Este
indescifrable pero vibrante vocablo —un lujo de sonoridad y acumulación de letras “a”— es mágico. Se le llena a uno
la boca al pronunciarlo, tanto como obliga a ahuecarla. Dicen que lo puede
todo, que es capaz de desencadenar insospechados prodigios. Llama al milagro,
al que hace acudir enseguida y sin remilgos.
Abracadabra es, sobre todo, un conjuro
cabalístico. Una especie de atajo para con él llegar a donde se desea y
conseguir lo imposible. Especie de varita mágica inmaterial. Nos recuerda que
la vida de los animales con conciencia que somos sería insoportable sin
amuletos, reliquias y toda suerte de prejuicios fantásticos. Ese es su principal
hechizo, el de atraer la ayuda de los espíritus y del mismísimo azar.

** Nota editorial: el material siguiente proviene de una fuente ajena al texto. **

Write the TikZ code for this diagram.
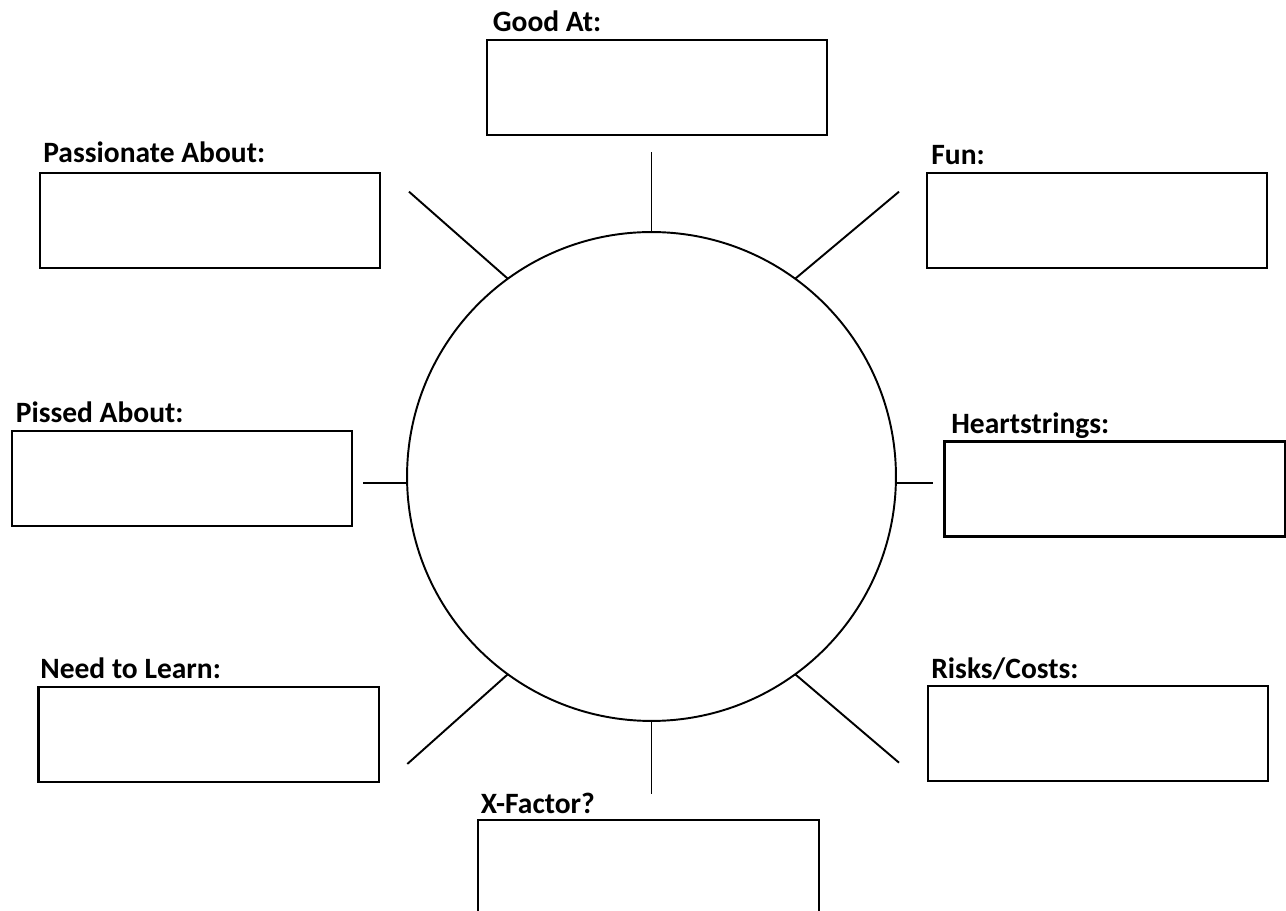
\documentclass[tikz,border=0pt]{standalone}
\usepackage{fontspec}
\setmainfont{Carlito}
\usepackage{tikz}

\begin{document}
\begin{tikzpicture}[x=0.02cm, y=-0.02cm,
    answer/.style={draw, line width=1.2pt, minimum width=6.81cm, minimum height=1.9cm,
        inner sep=0pt, outer sep=0pt, anchor=north west},
    heading/.style={anchor=base west, inner sep=0pt, font=\fontsize{16.8}{20}\selectfont\bfseries},
    spoke/.style={line width=1.1pt}]

    % Page frame
    \useasboundingbox (0, 0) rectangle (1286, 911);
    \clip (0, 0) rectangle (1286, 911);

    % Centre circle
    \node[draw, circle, line width=1.1pt, minimum size=9.78cm, inner sep=0pt, outer sep=0pt]
        (hub) at (651.5, 476.5) {};

    % Answer boxes
    \node[answer] (good) at (486.7, 40) {};
    \node[answer] (passion) at (40, 173.3) {};
    \node[answer] (fun) at (927, 173.3) {};
    \node[answer] (pissed) at (11.7, 431) {};
    \node[answer] (heart) at (944.5, 441.5) {};
    \node[answer] (learn) at (38.5, 687) {};
    \node[answer] (risks) at (927.7, 686) {};
    \node[answer] (xfactor) at (478.3, 820) {};

    % Headings above the boxes
    \node[heading] (goodlbl) at (492.5, 32) {Good At:};
    \node[heading] (passionlbl) at (43, 163) {Passionate About:};
    \node[heading] (funlbl) at (931, 165) {Fun:};
    \node[heading] (pissedlbl) at (15.5, 423) {Pissed About:};
    \node[heading] (heartlbl) at (951, 433.5) {Heartstrings:};
    \node[heading] (learnlbl) at (40, 678.5) {Need to Learn:};
    \node[heading] (riskslbl) at (931, 678.5) {Risks/Costs:};
    \node[heading] (xfactorlbl) at (480.5, 813.5) {X-Factor?};

    % Free ends of the spokes
    \coordinate (topend) at (651.5, 151.7);
    \coordinate (ulend) at (409, 191.7);
    \coordinate (urend) at (899, 191.7);
    \coordinate (lend) at (363.3, 483.3);
    \coordinate (rend) at (932.7, 483.3);
    \coordinate (llend) at (407.3, 764);
    \coordinate (lrend) at (899, 762.7);
    \coordinate (botend) at (651.5, 794.3);

    % Slanted and vertical spokes out of the circle
    \foreach \a/\e in {90/topend, 126/ulend, 54/urend,
                       234/llend, 306/lrend, 270/botend} {
        \draw[spoke] (hub.\a) -- (\e);
    }

    % Level spokes left and right
    \draw[spoke] (lend) -- (lend -| hub.west);
    \draw[spoke] (rend) -- (rend -| hub.east);
\end{tikzpicture}
\end{document}
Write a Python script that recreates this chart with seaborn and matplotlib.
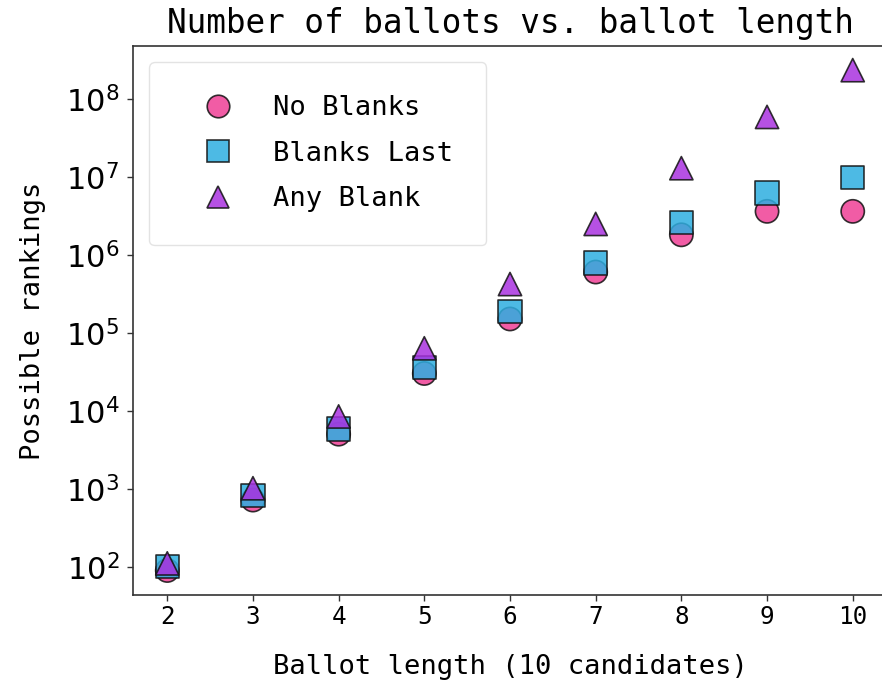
import numpy as np
import pandas as pd
import matplotlib
matplotlib.use("Agg")
import matplotlib.pyplot as plt
import matplotlib.ticker as mticker
import seaborn as sns

# Ballot lengths for a 10-candidate race
ballot_length = [2, 3, 4, 5, 6, 7, 8, 9, 10]

# Number of possible rankings for each ballot rule
no_blanks = [90, 720, 5040, 30240, 151200, 604800, 1814400, 3628800, 3628800]
blanks_last = [101, 821, 5861, 36101, 187301, 792101, 2606501, 6235301, 9864101]
any_blank = [111, 1021, 8501, 63591, 424051, 2501801, 12975561, 58941091, 234662231]

# Decades labelled on the y axis
y_decades = [2, 3, 4, 5, 6, 7, 8]

series_names = ["No Blanks", "Blanks Last", "Any Blank"]
series_colors = ["#ef3f96", "#2eaee0", "#a932e0"]
series_markers = ["o", "s", "^"]

df = pd.concat(
    [
        pd.DataFrame({"length": ballot_length, "count": vals, "rule": name})
        for name, vals in zip(series_names, [no_blanks, blanks_last, any_blank])
    ],
    ignore_index=True,
)

sns.set_style("white")
plt.rcParams["font.family"] = ["DejaVu Sans Mono", "DejaVu Sans"]
plt.rcParams["mathtext.fontset"] = "dejavusans"
plt.rcParams["text.color"] = "black"
plt.rcParams["axes.labelcolor"] = "black"
plt.rcParams["xtick.color"] = "black"
plt.rcParams["ytick.color"] = "black"

fig = plt.figure(figsize=(8.82, 6.89), dpi=100)
ax = fig.add_axes([133 / 882, (689 - 595) / 689, (887 - 133) / 882, (595 - 46) / 689])

sns.scatterplot(
    data=df,
    x="length",
    y="count",
    hue="rule",
    style="rule",
    hue_order=series_names,
    style_order=series_names,
    palette=dict(zip(series_names, series_colors)),
    markers=dict(zip(series_names, series_markers)),
    s=280,
    alpha=0.85,
    edgecolor="#111111",
    linewidth=1.2,
    ax=ax,
)

ax.set_yscale("log")
ax.set_ylim(10 ** 1.64, 10 ** 8.68)
ax.yaxis.set_major_locator(mticker.FixedLocator([10.0 ** d for d in y_decades]))
ax.yaxis.set_major_formatter(mticker.FuncFormatter(lambda v, _: rf"$10^{{{int(round(np.log10(v)))}}}$"))
ax.yaxis.set_minor_locator(mticker.NullLocator())
ax.set_xticks(ballot_length)

ax.set_title("Number of ballots vs. ballot length", fontsize=23.5, pad=9, color="black")
ax.set_xlabel("Ballot length (10 candidates)", fontsize=19.5, labelpad=18)
ax.set_ylabel("Possible rankings", fontsize=19.5, labelpad=14)

ax.tick_params(axis="x", labelsize=17.5, length=4, width=1, color="#333333",
               labelcolor="black", bottom=True)
ax.tick_params(axis="y", labelsize=22, length=4, width=1, color="#333333",
               labelcolor="black", left=True, pad=6)
for side in ["left", "bottom", "top", "right"]:
    ax.spines[side].set_color("#333333")
    ax.spines[side].set_linewidth(1.2)

handles, labels = ax.get_legend_handles_labels()
for h in handles:
    h.set_markersize(np.sqrt(280) * 0.97)
    h.set_markeredgecolor("#111111")
    h.set_markeredgewidth(1.2)
ax.legend(
    handles,
    labels,
    loc="upper left",
    fontsize=19.5,
    borderpad=1.22,
    handlelength=2.6,
    handletextpad=0.75,
    labelspacing=0.72,
    borderaxespad=0.6,
    frameon=True,
    edgecolor="#dddddd",
    title=None,
)

fig.savefig("out.png", dpi=100)
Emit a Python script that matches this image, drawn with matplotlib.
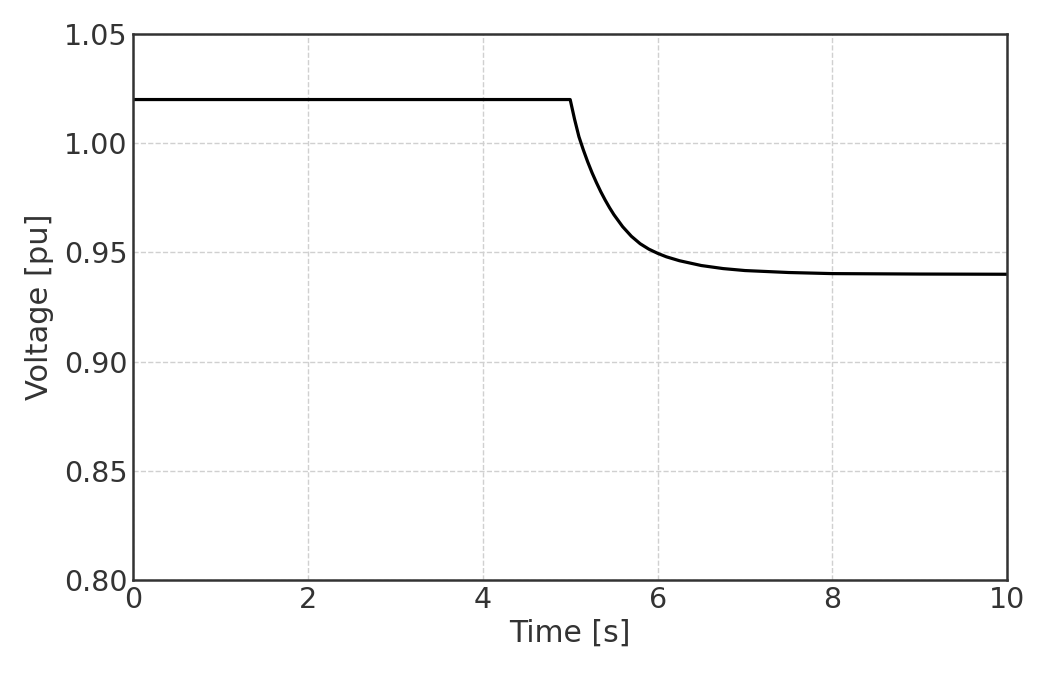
import matplotlib
matplotlib.use("Agg")
import matplotlib.pyplot as plt

# values
time_s = [0.0, 5.0, 5.05, 5.1, 5.15, 5.2, 5.25, 5.3, 5.35, 5.4, 5.45, 5.5,
          5.6, 5.7, 5.8, 5.9, 6.0, 6.1, 6.25, 6.5, 6.75, 7.0, 7.5, 8.0,
          9.0, 10.0]
voltage_pu = [1.020, 1.020, 1.0110, 1.0030, 0.9970, 0.9915, 0.9865, 0.9820,
              0.9778, 0.9740, 0.9705, 0.9673, 0.9618, 0.9574, 0.9540, 0.9515,
              0.9496, 0.9480, 0.9462, 0.9440, 0.9426, 0.9417, 0.9408, 0.9403,
              0.9401, 0.9400]

x_ticks = [0, 2, 4, 6, 8, 10]
y_ticks = [0.80, 0.85, 0.90, 0.95, 1.00, 1.05]

fig = plt.figure(figsize=(10.4, 6.75), dpi=100)
ax = fig.add_axes([0.128, 0.1407, 0.8405, 0.8089])

ax.plot(time_s, voltage_pu, color="black", lw=2.3)

ax.set_xlim(0, 10)
ax.set_ylim(0.80, 1.05)
ax.set_xticks(x_ticks)
ax.set_xticklabels([str(t) for t in x_ticks])
ax.set_yticks(y_ticks)
ax.set_yticklabels(["%.2f" % v for v in y_ticks])
ax.grid(True, ls="--", color="#d0d0d0", lw=1.0)
ax.tick_params(length=0, labelsize=20.5, colors="#333333", pad=4)
for s in ax.spines.values():
    s.set_color("#333333")
    s.set_linewidth(1.8)

ax.set_xlabel("Time [s]", fontsize=21.5, color="#333333", labelpad=4)
ax.set_ylabel("Voltage [pu]", fontsize=22, color="#333333", labelpad=7)

fig.savefig("out.png", dpi=100)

Es un ejemplo de palabra todopoderosa,
tanto que sirve al prestidigitador, y en los juegos de magia en general, como
por el supuesto poder curativo y capacidad de espantar el mal agüero. No deja
de ser curioso que de lo pasmoso y aterrador se diga que es abracadabrante.
Se trata de una palabra más poderosa de lo
que quienes la manejan llegan a soñar que serán, tal vez por eso al pronunciarla ahuecan reverencialmente la
voz, impresionados por su alcurnia y abolengo espiritual.
Abracadabra, en fin, es una encumbrada y
extraña palabra que, por lo que pudiera pasar, conviene tener siempre al
alcance de la mano; mejor aún, en la punta de la lengua. Por si las moscas.